Generalized Dynamic Junction Theory to Resolve the Mechanism of Direct Current Generation in Liquid-Solid Interfaces

TL;DR

This paper introduces a generalized dynamic junction theory explaining direct current generation in liquid-solid interfaces, emphasizing the role of dynamic versus static contact states and electron-hole separation under built-in fields.

Contribution

It extends the charge-discharge theory to include dynamic interfaces, providing a unified explanation for DC generation in liquid-solid systems.

Findings

Reversal of current explained by interface state changes

Dynamic interfaces generate DC via electron-hole separation

Generalized theory applies to various liquid-solid junctions

Abstract

Despite the unsettled mechanism of electricity generation from the continuous flow of liquids on a surface, the charge-discharge theory has been widely accepted for alternating current (AC) generation from a moving droplet.
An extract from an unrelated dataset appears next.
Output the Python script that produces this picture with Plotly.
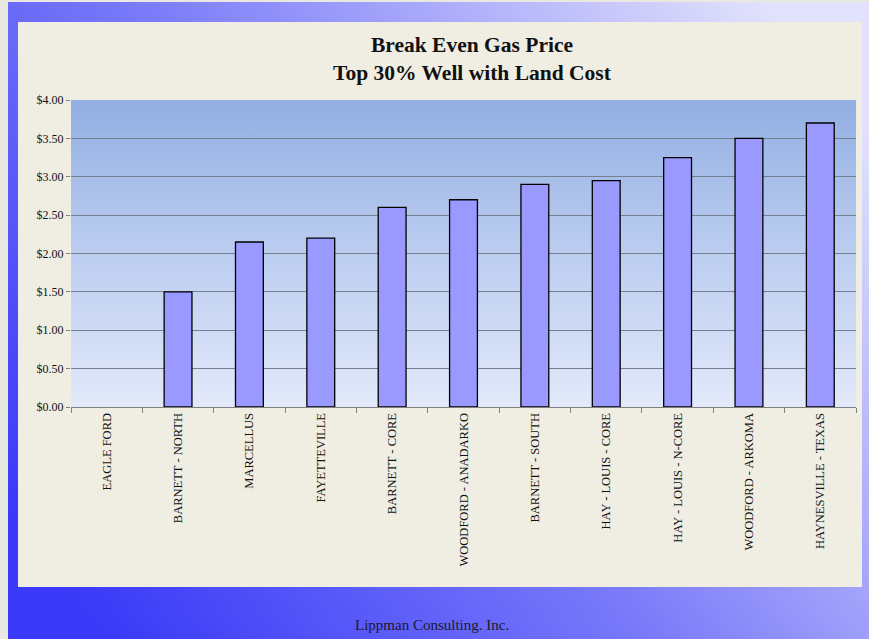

It has been recently extended to rationalize direct current (DC) generation across a droplet moving between two different materials. By designing a reconfigurable contact between a metal wire and a water droplet moving on graphene, we show that the charge-discharge theory cannot explain the reversal of current when water-metal interfaces switch from dynamic to static. All experiments can be described after we distinguish a dynamic from a static interface and generalize the photovoltaic-like effect to all dynamic junctions: excited electrons and holes in a moving interface will be separated and swept under the built-in electrical field, leading to a DC response. This generalized theory will lead to an understanding and the design of efficient electricity generation based on interfacial charge transfer.